Given request =
Shown below is a listing with pictures; reproduce exactly, and only, the lines between the ones containing "Give me the matplotlib source for this chart." and "import numpy as np", inclusive, leaving the pictures out.

Supplied entries =
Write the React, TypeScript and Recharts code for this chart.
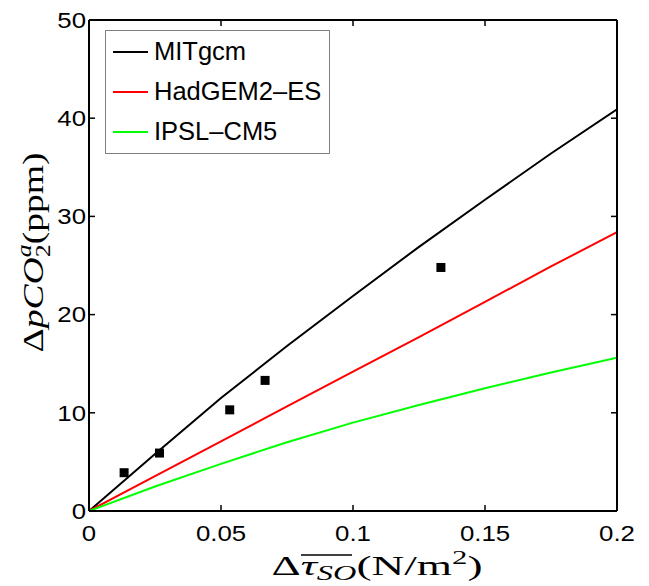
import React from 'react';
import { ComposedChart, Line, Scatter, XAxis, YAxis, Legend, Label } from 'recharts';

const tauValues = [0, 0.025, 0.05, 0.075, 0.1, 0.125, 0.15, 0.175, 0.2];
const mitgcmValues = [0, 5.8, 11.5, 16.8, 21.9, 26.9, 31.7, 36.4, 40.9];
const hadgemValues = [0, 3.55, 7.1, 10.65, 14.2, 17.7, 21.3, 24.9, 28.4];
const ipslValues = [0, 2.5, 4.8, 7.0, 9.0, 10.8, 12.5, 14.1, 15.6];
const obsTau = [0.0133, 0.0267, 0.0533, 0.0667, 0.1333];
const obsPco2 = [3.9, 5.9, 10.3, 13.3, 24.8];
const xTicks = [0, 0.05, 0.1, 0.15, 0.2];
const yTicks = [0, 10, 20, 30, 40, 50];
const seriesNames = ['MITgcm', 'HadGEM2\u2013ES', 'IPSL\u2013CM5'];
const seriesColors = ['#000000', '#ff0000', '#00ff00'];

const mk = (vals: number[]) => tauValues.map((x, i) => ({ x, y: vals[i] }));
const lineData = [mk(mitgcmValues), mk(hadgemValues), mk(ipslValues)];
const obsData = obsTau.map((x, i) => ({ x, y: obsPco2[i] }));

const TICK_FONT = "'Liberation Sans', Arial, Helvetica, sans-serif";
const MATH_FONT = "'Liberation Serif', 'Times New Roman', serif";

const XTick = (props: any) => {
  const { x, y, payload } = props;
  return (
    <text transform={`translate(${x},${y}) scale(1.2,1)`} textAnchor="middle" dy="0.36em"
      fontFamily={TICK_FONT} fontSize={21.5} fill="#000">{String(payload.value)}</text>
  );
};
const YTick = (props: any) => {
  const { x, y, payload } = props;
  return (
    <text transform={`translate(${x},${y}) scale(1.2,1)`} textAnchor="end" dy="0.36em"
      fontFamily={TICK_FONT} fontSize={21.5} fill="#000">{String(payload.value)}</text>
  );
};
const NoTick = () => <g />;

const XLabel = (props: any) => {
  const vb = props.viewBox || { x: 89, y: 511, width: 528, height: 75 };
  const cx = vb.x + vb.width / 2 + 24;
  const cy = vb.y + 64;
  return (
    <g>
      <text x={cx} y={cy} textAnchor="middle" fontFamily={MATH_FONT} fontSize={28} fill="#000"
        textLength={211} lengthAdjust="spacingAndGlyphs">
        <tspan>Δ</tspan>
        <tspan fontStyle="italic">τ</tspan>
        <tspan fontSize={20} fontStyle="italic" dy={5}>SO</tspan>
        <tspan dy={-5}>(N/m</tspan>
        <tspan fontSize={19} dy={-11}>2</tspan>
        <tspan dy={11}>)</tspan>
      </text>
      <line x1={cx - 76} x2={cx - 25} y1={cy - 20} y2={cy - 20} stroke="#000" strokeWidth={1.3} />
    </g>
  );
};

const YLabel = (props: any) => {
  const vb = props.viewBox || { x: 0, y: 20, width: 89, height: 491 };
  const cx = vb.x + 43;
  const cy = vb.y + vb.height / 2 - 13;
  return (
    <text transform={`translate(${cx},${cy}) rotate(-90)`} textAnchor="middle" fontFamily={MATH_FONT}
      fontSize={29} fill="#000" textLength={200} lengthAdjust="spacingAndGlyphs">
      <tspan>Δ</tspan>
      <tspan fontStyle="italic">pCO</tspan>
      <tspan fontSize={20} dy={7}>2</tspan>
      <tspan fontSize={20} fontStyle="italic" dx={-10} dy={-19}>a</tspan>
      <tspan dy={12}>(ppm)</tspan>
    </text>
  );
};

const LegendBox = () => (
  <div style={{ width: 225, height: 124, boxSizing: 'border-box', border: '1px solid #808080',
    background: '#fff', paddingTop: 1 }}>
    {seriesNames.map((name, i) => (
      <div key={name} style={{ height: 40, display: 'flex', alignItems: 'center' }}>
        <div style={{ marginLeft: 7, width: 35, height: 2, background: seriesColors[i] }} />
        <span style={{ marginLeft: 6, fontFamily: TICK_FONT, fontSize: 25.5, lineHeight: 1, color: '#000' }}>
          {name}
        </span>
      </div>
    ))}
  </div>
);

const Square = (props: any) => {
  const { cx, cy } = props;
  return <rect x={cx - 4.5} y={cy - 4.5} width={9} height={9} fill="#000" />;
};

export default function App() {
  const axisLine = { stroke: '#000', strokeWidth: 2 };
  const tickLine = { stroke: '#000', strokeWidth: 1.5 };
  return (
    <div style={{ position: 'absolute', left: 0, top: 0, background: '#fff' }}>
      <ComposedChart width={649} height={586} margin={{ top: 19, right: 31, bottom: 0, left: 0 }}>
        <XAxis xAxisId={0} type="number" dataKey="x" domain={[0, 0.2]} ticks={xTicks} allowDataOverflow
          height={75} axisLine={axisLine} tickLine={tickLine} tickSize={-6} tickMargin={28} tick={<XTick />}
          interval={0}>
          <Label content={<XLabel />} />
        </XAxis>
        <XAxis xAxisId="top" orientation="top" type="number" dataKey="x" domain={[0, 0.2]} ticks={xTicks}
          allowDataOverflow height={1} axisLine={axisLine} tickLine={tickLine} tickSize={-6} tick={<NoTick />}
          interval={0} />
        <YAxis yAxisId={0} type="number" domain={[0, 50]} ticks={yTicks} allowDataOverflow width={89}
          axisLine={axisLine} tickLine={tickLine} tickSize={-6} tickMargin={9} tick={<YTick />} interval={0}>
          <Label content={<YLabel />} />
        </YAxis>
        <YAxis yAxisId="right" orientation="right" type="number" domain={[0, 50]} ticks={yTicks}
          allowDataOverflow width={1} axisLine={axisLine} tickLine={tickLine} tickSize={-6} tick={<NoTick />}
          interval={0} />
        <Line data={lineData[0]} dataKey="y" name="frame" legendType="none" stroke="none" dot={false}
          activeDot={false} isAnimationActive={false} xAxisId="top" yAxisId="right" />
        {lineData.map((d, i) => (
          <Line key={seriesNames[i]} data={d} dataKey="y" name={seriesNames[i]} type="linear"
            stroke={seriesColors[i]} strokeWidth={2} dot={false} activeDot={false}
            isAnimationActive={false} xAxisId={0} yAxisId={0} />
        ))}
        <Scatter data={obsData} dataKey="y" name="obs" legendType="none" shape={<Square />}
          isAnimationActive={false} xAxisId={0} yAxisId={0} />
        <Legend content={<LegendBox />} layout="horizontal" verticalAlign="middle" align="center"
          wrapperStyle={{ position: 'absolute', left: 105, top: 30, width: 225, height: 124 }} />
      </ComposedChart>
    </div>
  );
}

---

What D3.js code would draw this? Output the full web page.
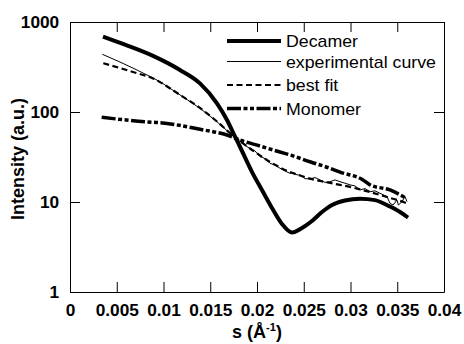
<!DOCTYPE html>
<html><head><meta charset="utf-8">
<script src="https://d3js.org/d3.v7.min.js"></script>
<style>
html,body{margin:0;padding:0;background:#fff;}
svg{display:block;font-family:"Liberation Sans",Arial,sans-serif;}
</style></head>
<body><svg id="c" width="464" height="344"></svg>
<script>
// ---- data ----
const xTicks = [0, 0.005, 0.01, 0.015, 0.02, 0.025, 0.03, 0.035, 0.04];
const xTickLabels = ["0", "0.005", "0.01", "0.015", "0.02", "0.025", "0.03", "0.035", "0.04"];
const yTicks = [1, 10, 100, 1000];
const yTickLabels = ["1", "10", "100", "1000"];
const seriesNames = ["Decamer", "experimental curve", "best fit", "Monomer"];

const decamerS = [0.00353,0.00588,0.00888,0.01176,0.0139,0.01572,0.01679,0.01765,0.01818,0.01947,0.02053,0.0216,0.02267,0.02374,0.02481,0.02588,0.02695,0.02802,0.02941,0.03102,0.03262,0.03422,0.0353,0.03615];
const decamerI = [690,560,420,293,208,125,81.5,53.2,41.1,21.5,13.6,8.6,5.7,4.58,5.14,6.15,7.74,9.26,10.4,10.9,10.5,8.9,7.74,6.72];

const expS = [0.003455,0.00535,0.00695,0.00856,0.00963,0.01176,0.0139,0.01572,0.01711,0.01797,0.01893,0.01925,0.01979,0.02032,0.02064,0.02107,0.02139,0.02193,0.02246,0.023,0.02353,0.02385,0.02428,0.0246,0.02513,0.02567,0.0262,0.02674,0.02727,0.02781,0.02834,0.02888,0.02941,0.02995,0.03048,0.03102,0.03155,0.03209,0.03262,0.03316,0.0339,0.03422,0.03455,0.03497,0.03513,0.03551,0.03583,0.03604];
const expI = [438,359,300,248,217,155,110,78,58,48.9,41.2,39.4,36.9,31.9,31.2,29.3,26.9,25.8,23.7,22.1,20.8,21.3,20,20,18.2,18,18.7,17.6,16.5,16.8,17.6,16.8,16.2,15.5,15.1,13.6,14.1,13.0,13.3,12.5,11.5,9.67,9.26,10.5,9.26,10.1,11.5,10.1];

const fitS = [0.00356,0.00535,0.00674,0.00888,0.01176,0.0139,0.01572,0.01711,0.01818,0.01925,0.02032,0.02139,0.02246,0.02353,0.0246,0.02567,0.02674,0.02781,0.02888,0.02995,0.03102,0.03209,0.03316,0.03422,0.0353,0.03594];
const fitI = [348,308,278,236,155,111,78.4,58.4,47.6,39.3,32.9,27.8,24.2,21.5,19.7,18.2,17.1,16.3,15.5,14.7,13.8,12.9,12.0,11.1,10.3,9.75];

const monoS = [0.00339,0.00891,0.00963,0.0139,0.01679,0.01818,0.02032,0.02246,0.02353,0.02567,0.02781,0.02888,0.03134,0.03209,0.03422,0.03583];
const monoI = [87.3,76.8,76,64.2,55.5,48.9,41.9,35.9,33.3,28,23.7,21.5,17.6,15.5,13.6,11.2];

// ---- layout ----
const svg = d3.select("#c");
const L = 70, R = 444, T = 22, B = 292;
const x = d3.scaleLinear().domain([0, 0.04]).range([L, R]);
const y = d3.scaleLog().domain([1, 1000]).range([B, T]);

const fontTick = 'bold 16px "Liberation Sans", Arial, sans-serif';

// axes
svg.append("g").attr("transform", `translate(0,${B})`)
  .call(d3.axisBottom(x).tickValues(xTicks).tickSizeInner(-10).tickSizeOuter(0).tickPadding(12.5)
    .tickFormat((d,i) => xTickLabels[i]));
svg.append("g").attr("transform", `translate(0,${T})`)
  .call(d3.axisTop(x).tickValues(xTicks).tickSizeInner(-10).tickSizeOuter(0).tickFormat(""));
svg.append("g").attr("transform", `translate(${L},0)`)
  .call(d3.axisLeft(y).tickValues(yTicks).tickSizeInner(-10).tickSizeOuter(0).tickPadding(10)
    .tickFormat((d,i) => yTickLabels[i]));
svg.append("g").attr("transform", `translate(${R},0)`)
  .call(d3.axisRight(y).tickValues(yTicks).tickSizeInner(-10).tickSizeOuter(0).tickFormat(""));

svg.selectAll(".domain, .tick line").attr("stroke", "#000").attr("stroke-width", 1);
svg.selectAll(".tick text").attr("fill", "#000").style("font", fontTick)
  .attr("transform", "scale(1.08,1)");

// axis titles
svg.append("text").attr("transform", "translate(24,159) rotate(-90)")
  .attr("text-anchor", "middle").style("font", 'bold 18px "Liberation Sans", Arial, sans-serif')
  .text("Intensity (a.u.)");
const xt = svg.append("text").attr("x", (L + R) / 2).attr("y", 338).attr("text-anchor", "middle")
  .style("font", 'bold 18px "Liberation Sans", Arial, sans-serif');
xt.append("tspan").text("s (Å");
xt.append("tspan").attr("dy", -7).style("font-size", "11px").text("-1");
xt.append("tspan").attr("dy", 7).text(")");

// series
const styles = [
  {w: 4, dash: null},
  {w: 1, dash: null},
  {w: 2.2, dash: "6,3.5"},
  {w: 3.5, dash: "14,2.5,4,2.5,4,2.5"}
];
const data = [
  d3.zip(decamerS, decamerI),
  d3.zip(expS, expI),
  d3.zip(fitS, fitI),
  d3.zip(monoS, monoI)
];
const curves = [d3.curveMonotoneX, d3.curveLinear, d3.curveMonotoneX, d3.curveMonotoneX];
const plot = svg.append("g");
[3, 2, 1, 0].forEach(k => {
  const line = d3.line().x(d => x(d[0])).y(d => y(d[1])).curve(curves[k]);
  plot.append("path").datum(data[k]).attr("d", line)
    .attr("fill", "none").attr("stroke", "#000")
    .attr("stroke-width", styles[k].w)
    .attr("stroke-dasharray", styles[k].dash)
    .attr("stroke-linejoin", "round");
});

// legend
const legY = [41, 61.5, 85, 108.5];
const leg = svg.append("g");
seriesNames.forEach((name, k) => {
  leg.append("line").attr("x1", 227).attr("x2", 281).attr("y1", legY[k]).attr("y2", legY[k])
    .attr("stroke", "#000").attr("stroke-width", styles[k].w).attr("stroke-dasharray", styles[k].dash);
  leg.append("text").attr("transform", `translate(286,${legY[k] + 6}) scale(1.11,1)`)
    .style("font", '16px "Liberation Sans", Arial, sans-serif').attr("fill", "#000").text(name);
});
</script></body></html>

---

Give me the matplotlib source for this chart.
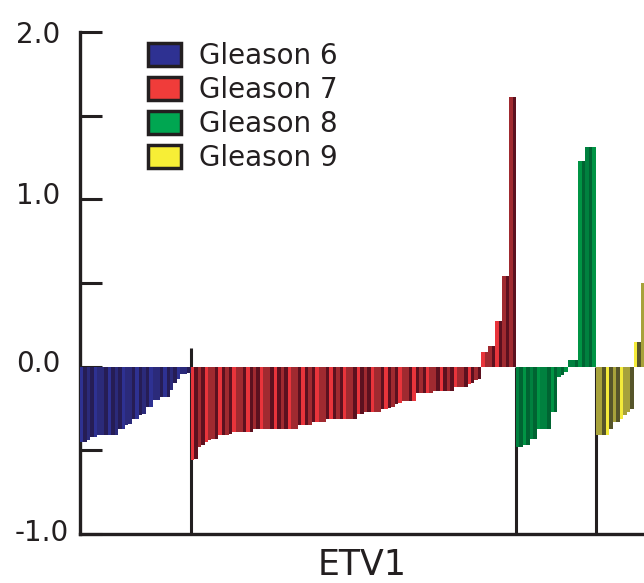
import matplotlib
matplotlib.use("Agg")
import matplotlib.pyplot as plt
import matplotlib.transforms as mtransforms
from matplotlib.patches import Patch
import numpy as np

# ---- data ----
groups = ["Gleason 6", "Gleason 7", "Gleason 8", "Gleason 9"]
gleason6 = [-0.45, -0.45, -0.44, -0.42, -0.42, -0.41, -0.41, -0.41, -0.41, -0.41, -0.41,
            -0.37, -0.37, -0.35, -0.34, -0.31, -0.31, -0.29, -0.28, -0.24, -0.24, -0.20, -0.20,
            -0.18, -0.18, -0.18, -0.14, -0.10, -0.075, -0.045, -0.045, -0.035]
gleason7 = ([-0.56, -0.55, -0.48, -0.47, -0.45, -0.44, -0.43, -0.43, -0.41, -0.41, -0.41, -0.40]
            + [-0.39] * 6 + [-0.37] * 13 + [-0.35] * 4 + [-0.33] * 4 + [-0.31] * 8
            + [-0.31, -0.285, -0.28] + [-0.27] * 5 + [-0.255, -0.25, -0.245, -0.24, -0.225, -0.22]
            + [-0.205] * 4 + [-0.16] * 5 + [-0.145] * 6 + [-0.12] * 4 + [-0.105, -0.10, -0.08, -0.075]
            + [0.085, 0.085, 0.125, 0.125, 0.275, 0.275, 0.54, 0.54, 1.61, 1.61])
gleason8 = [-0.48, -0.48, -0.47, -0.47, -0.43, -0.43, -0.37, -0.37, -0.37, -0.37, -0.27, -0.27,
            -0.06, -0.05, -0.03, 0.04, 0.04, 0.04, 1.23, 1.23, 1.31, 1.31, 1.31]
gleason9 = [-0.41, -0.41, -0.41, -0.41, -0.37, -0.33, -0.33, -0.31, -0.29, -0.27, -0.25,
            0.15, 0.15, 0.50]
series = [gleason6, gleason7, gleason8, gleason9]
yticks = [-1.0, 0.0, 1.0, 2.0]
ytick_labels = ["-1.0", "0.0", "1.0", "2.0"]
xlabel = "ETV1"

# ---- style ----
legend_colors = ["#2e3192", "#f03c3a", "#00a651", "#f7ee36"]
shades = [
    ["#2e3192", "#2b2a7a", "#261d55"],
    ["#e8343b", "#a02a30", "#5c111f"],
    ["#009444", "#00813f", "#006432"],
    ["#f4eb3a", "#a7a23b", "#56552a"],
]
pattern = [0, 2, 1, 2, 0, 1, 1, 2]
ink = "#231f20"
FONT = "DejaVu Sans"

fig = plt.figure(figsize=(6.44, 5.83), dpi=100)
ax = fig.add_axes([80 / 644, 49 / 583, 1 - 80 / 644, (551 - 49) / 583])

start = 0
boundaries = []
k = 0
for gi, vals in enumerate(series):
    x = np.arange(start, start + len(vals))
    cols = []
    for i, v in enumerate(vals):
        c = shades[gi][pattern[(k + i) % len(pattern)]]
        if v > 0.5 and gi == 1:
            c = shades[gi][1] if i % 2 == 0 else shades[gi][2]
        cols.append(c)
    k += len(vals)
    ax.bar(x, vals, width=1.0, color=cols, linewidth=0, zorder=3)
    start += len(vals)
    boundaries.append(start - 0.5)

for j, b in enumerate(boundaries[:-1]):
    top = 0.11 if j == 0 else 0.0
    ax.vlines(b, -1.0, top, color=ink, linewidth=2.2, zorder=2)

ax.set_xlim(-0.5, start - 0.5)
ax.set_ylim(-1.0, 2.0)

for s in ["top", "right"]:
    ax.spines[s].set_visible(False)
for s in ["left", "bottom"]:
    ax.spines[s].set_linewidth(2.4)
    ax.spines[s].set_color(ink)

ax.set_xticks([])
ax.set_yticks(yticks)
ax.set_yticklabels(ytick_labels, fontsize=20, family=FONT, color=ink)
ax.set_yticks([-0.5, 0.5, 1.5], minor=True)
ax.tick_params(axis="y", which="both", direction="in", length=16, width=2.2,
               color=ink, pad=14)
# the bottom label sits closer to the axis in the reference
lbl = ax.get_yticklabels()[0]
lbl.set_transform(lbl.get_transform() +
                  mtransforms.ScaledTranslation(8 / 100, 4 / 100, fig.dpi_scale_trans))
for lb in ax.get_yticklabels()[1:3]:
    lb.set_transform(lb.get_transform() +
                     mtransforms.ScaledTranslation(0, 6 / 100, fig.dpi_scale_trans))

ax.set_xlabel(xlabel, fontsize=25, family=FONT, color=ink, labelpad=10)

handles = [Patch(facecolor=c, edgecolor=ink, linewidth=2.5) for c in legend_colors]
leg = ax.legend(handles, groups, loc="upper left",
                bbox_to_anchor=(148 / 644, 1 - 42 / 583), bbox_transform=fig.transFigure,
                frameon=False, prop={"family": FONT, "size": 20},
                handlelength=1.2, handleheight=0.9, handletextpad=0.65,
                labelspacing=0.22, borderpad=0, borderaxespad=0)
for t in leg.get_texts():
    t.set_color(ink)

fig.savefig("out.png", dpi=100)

Correct response =
Give me the matplotlib source for this chart.
import matplotlib
matplotlib.use("Agg")
import matplotlib.pyplot as plt
import matplotlib.transforms as mtransforms
from matplotlib.patches import Patch
import numpy as np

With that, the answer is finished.